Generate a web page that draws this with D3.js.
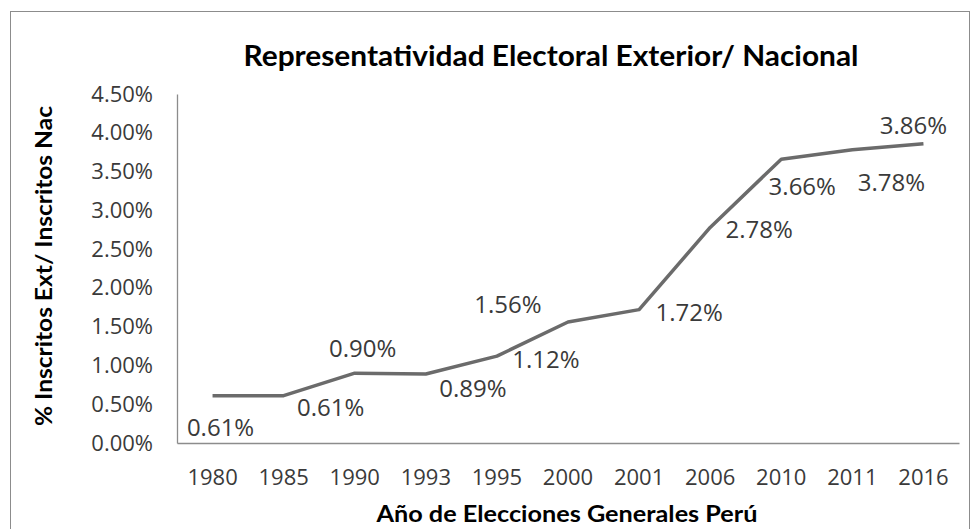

--

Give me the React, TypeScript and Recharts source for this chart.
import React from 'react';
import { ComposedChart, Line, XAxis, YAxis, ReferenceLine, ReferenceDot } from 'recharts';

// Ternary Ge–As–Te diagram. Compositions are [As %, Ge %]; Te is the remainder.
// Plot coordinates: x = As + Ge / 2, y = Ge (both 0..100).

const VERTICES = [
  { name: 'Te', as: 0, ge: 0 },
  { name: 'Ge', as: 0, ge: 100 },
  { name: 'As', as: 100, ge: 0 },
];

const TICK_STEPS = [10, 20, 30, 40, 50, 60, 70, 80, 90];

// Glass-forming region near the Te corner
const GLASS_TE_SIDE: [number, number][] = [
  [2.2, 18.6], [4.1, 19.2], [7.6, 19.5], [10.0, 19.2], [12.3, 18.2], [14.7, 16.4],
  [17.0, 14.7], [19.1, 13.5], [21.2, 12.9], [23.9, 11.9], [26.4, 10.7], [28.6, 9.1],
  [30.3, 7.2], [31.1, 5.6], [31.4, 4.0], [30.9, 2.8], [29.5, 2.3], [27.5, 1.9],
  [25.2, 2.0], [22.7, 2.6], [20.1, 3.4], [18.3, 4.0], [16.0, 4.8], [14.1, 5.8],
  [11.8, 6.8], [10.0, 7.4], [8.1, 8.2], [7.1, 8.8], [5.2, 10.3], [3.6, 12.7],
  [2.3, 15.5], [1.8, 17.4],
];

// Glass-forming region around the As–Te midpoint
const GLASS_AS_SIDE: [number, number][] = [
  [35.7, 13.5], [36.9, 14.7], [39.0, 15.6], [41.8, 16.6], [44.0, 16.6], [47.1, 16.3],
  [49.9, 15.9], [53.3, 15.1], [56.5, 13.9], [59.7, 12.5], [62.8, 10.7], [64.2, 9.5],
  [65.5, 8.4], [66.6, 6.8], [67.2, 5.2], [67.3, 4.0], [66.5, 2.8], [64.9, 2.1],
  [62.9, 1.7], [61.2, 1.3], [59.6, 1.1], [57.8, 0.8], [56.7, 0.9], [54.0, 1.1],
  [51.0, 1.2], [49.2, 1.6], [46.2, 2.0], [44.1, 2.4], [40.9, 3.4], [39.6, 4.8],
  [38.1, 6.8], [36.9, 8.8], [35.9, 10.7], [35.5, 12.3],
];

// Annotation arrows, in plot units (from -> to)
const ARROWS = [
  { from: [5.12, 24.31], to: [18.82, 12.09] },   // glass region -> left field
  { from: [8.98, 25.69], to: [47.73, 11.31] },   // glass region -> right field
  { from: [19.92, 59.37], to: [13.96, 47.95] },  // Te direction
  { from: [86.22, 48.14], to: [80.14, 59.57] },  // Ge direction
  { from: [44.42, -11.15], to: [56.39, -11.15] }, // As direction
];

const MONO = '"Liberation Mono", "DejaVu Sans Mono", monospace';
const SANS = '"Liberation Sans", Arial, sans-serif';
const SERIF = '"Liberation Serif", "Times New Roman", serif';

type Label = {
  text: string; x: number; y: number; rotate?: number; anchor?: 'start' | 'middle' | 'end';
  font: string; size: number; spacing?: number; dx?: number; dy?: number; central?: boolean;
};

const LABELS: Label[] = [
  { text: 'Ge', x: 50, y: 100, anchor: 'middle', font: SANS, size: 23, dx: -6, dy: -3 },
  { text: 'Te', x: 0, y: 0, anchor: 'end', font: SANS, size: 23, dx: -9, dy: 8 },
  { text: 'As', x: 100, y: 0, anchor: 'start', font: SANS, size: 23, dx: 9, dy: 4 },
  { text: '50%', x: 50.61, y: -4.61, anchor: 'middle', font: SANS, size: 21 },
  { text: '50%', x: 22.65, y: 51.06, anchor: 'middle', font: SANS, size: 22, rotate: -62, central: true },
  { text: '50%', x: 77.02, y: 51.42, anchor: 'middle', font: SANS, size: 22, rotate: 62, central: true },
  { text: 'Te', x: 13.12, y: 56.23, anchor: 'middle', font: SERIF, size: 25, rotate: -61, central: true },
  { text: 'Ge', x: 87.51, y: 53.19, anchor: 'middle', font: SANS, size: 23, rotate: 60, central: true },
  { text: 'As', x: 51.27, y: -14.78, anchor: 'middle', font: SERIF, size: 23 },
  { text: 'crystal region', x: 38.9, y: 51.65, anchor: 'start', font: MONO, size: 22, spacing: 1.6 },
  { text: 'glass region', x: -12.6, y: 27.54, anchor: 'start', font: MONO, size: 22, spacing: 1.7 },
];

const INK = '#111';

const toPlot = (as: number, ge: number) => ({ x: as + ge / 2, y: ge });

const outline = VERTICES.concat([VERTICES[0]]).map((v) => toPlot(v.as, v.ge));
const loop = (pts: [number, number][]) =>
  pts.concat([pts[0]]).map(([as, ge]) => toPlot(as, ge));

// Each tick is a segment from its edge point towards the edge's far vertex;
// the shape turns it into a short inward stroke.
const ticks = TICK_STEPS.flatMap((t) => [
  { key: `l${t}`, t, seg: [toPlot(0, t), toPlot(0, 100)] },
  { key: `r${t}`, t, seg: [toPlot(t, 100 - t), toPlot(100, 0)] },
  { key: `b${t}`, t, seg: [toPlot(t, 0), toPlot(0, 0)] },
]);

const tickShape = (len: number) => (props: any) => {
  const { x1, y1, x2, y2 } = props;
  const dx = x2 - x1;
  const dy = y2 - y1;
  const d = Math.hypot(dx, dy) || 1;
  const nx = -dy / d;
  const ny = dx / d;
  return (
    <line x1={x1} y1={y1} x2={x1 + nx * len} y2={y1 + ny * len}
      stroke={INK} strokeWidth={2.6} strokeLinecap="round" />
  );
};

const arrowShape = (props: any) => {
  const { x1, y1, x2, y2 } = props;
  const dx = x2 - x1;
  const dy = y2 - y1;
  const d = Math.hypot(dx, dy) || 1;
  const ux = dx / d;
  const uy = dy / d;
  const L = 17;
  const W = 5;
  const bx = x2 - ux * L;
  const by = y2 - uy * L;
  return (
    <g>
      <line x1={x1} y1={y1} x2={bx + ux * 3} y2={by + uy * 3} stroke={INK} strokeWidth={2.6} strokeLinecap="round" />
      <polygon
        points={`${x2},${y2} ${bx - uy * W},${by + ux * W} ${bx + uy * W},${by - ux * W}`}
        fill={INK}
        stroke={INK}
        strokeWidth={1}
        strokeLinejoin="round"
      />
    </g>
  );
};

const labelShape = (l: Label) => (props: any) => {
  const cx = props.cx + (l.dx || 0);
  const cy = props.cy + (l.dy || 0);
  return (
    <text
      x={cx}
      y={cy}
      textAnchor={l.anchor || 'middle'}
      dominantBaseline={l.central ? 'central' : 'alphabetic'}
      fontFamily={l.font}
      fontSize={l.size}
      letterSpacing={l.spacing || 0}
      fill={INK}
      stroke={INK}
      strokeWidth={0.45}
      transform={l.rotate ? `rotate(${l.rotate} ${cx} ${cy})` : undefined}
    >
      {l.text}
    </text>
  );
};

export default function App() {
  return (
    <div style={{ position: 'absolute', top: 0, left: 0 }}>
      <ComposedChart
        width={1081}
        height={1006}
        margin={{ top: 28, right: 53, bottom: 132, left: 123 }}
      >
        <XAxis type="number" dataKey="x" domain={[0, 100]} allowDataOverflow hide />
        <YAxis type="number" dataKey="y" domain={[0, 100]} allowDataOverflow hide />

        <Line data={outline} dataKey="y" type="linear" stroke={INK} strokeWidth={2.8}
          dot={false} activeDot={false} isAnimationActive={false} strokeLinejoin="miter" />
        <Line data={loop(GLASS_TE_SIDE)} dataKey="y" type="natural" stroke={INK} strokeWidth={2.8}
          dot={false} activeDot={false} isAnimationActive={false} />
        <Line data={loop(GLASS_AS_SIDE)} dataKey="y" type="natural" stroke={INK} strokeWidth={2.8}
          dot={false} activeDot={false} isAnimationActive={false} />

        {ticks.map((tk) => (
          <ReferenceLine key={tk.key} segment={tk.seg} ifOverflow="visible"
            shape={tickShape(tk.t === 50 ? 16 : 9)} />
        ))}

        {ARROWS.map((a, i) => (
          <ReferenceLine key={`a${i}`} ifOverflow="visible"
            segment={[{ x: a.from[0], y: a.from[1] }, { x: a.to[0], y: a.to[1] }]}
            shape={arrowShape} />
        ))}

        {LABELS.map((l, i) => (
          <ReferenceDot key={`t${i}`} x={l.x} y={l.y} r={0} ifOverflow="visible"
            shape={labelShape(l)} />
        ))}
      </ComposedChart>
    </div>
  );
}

Given exercise:
List every line above containing the word "React".

Problem solution:
Give me the React, TypeScript and Recharts source for this chart.
import React from 'react';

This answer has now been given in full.